El pincel es finísimo. La concentración, absoluta. La maestra artista, de sólo 20 años, traza con una precisión increíble la figura que representa la semilla –símbolo de la fertilidad– una y otra vez hasta que la superficie de escasos centímetros queda “tapizada”. Comienza entonces a pintar en otro espacio con lo que habrá de representar los puntos cardinales…
El taller de Jacobo y María Ángeles está inundado de color. Unas 30 personas –la gran mayoría muy jóvenes– se inclinan sobre las mesas de trabajo, eligen los colores y, con su arte, hacer “revivir” a los animales que hasta hace unos días eran sólo trozos, aunque exquisitamente labrados, de madera de copal.
En San Martín Tilcajete, en Oaxaca, la vida se mueve en torno a los alebrijes de madera conocidos ya en todo el mundo. No por nada el nombre del pueblo está íntimamente ligado a su actividad: Tlixcacitl, nombre mixteca del que proviene, significa “lugar de tinta”.
Y aunque muchos artesanos han mudado a los acrílicos y otras tintas para elaborar sus piezas, en el taller de los Ángeles sigue conservándose la forma tradicional de obtención de los colores. Presenciar su elaboración en mágico.
Hay que quitarle la corteza al copal, secarla, tostarla, molerla y ya hecha polvo, agregarle limón, miel e incienso, lo cual le dará permanencia. Y luego viene una increíble suma de reacciones químicas: el pigmento + cal= negro + bicarbonato= marrón + zinc= lila o púrpura (de acuerdo a la cantidad) + granada y cal= verde + cal= gris + añil= azul plomo. El polvo rojizo oscuro original estalla en colores y tonalidades en cuestión de segundos.
La madera del copal es lo suficientemente suave para ser tallada y dura para tener resistencia, pero se necesita prepararla. En una esquina del taller, los artesanos transforman en lagartos, tigres, culebras y formas animales caprichosas y extrañas un trozo de madera. Pero eso no es suficiente.

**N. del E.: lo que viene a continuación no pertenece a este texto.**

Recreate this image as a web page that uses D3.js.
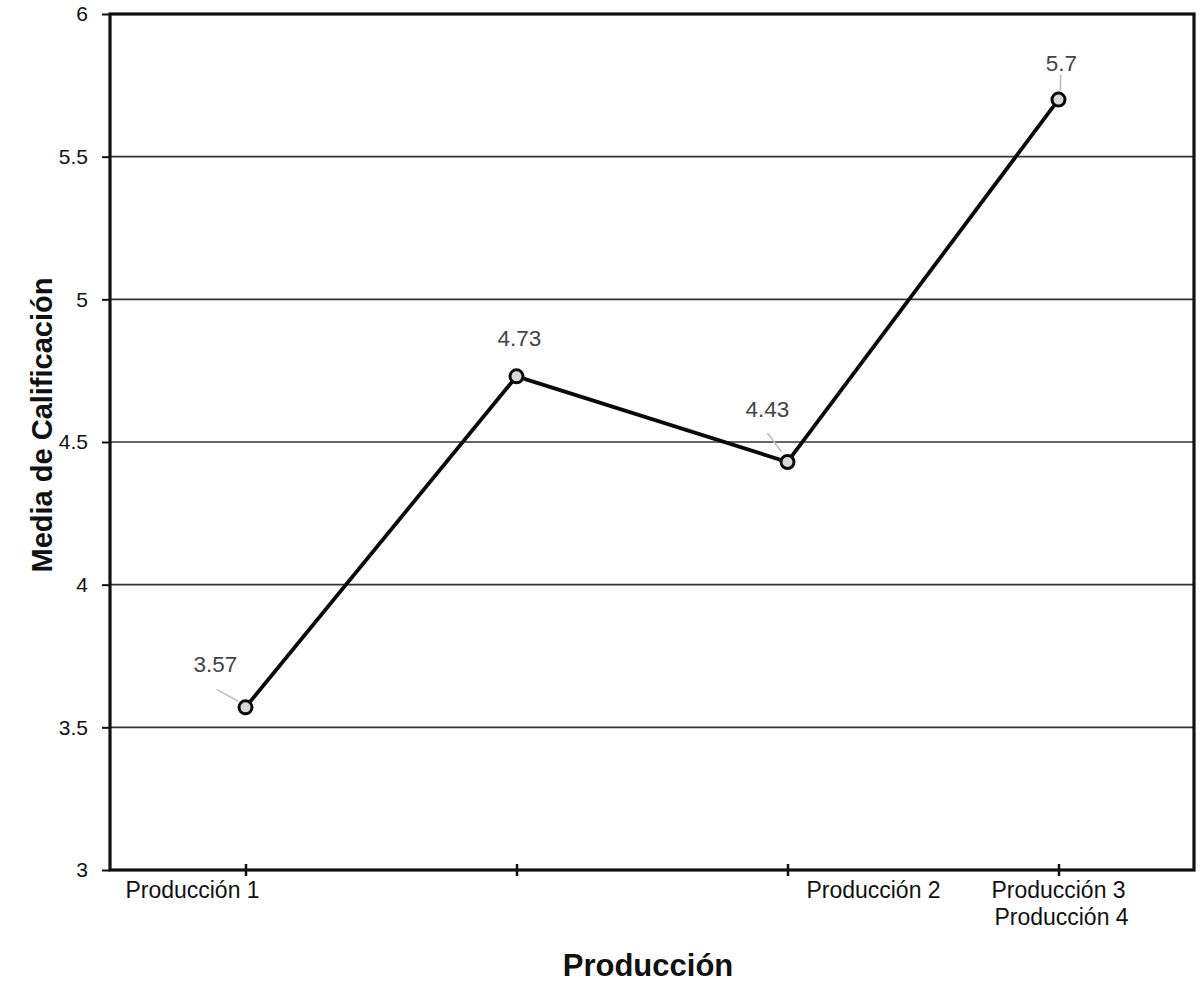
<!DOCTYPE html>
<html>
<head>
<meta charset="utf-8">
<script src="https://cdn.jsdelivr.net/npm/d3@7"></script>
<style>
  html, body { margin: 0; padding: 0; background: #fff; }
  svg { display: block; font-family: "Liberation Sans", Arial, sans-serif; }
</style>
</head>
<body>
<svg id="chart" width="1200" height="983"></svg>
<script>
// Mean rating per production
const categories = ["Producción 1", "Producción 2", "Producción 3", "Producción 4"];
const values = [3.57, 4.73, 4.43, 5.7];
const yTicks = [3, 3.5, 4, 4.5, 5, 5.5, 6];
const xTickLabels = ["Producción 1", "Producción 2", "Producción 3", "Producción 4"];
const xTitle = "Producción";
const yTitle = "Media de Calificación";

const svg = d3.select("#chart");
const plot = { left: 110, right: 1194, top: 14, bottom: 870 };

const x = d3.scalePoint().domain(categories).range([plot.left, plot.right]).padding(0.5);
const y = d3.scaleLinear().domain([3, 6]).range([plot.bottom, plot.top]);

// horizontal grid lines
svg.append("g")
  .selectAll("line")
  .data(yTicks.filter(t => t > 3 && t < 6))
  .join("line")
  .attr("x1", plot.left).attr("x2", plot.right)
  .attr("y1", d => y(d)).attr("y2", d => y(d))
  .attr("stroke", "#333").attr("stroke-width", 1.6);

// y axis with outward ticks
const yAxis = svg.append("g")
  .attr("transform", `translate(${plot.left},0)`)
  .call(d3.axisLeft(y).tickValues(yTicks).tickFormat(d3.format("~g")).tickSize(8).tickPadding(14));
yAxis.select(".domain").remove();
yAxis.selectAll(".tick line").attr("stroke", "#111").attr("stroke-width", 2);
yAxis.selectAll(".tick text")
  .attr("font-size", 21).attr("fill", "#111")
  .attr("font-family", "Liberation Sans, Arial, sans-serif");

// frame around the plot
svg.append("rect")
  .attr("x", plot.left).attr("y", plot.top)
  .attr("width", plot.right - plot.left).attr("height", plot.bottom - plot.top)
  .attr("fill", "none").attr("stroke", "#111").attr("stroke-width", 3.2);

// x axis ticks crossing the baseline
const xAxis = svg.append("g")
  .attr("transform", `translate(0,${plot.bottom - 6})`)
  .call(d3.axisBottom(x).tickSize(12).tickFormat(""));
xAxis.select(".domain").remove();
xAxis.selectAll(".tick line").attr("stroke", "#111").attr("stroke-width", 2.5);

// category labels (placement as laid out under the axis)
const labelLayout = [
  { at: 0, dx: -53, line: 0 },
  { at: 2, dx: 86, line: 0 },
  { at: 3, dx: 0, line: 0 },
  { at: 3, dx: 3, line: 1 }
];
svg.append("g")
  .selectAll("text")
  .data(xTickLabels)
  .join("text")
  .attr("x", (d, i) => x(categories[labelLayout[i].at]) + labelLayout[i].dx)
  .attr("y", (d, i) => plot.bottom + 28 + labelLayout[i].line * 27)
  .attr("text-anchor", "middle")
  .attr("font-size", 23)
  .attr("fill", "#111")
  .text(d => d);

// series line
const line = d3.line()
  .x((d, i) => x(categories[i]))
  .y(d => y(d));
svg.append("path")
  .datum(values)
  .attr("d", line)
  .attr("fill", "none")
  .attr("stroke", "#0a0a0a")
  .attr("stroke-width", 3.8)
  .attr("stroke-linejoin", "round");

// value labels with leader lines
const valueLayout = [
  { dx: -30, dy: -35, leader: [[-29, -18], [-7, -6]] },
  { dx: 3, dy: -30, leader: null },
  { dx: -20, dy: -45, leader: [[-20, -29], [-6, -10]] },
  { dx: 3, dy: -29, leader: [[2, -25], [2, -9]] }
];
const labels = svg.append("g");
values.forEach((v, i) => {
  const px = x(categories[i]), py = y(v), L = valueLayout[i];
  if (L.leader) {
    labels.append("line")
      .attr("x1", px + L.leader[0][0]).attr("y1", py + L.leader[0][1])
      .attr("x2", px + L.leader[1][0]).attr("y2", py + L.leader[1][1])
      .attr("stroke", "#bbb").attr("stroke-width", 1.5);
  }
  labels.append("text")
    .attr("x", px + L.dx).attr("y", py + L.dy)
    .attr("text-anchor", "middle")
    .attr("font-size", 22.5)
    .attr("fill", "#444")
    .text(d3.format("~g")(v));
});

// point markers
svg.append("g")
  .selectAll("circle")
  .data(values)
  .join("circle")
  .attr("cx", (d, i) => x(categories[i]))
  .attr("cy", d => y(d))
  .attr("r", 6.5)
  .attr("fill", "#d8d8d8")
  .attr("stroke", "#0a0a0a")
  .attr("stroke-width", 3);

// axis titles
svg.append("text")
  .attr("x", 648).attr("y", 976)
  .attr("text-anchor", "middle")
  .attr("font-size", 31).attr("font-weight", "bold").attr("fill", "#111")
  .text(xTitle);

svg.append("text")
  .attr("transform", "translate(52,425) rotate(-90)")
  .attr("text-anchor", "middle")
  .attr("font-size", 29).attr("font-weight", "bold").attr("fill", "#111")
  .text(yTitle);
</script>
</body>
</html>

Habrá de pasar por varios baños de gasolina y una solución especial para que la madera quede inmune a cualquier ataque de insectos o polillas. Entre cada uno de los aproximadamente siete baños –durante los cuales la pieza se queda sumergida durante días– hay que esperar semanas de secado.
Y luego, a pasar por la cuña de uno de los jóvenes aprendices o de don Ismael, quien revisa cariñosamente las piezas en busca de cualquier posible resquebrajadura, a la que mete la cuña para introducir una mezcla de pegamento con polvo del copal para resanar. Los animales quedarán listos para ser pintados.
Es el turno de los maestros, los artistas, algunos de los cuales tienen ya ese título a pesar de su tempranísima edad.
“No tanto”, dice Jacobo Ángel. “Si se considera que empezaron a pintar en sus casas desde niños, tienen ya una experiencia de más de 10 años”.
Porque sí. Porque la mayor parte de los artistas que trabajan en el taller provienen de familias dedicadas a la elaboración del alebrije, sólo que acuden a éste, en particular, para aprender la forma tradicional de elaboración que se ha ido abandonando con el tiempo.
El taller de Jacobo y María tiene más de 25 años. La opción era conservar sólo para ellos la tradición en la elaboración de los pigmentos, o compartirla. Se optó por lo segundo, pues lo importante es la conservación de los métodos artesanales originales, y también porque es una opción de empleo para frenar la migración “al norte”.
Hoy no son sólo los jóvenes de San Martín quienes aprenden y trabajar en ese taller. Vienen de pueblos cercanos –San Pedro Guegorexe, San Jacinto Chilateca, San Isidro Zegache– para aprender y preservar la tradición.
Un animal de madera puede permanecer por semanas, por meses, en las manos de un artista. Pintar los diminutos detalles requiere de precisión y un pulso muy firme. Y surgen así símbolos tomados en gran parte de códices zapotecos: caracoles, huellas, semillas, mariposas, peces… Sólo al ver cómo trabajan se entiende el tiempo tomado en la creación de un alebrije.
Muchas de las piezas van al extranjero. Hay pedidos de Estados Unidos, de Alemania, de Finlandia; pedidos de piezas especialmente diseñadas; pedidos de trabajos grandes, como un árbol cósmico donde descansa el Santísimo de Matatlán.
Al final, puede verse también una galería en donde se venden piezas no sólo del taller de los Ángeles, sino otras elaboradas por artesanos del lugar que cuentan así con un espacio para la venta.
Quizá algún día se encuentre con una de estas obras de arte. Levántelo y encuentre bajo una de sus patas la firma del taller y el símbolo de un animal: es la firma personalísima del artista que lo trabajó.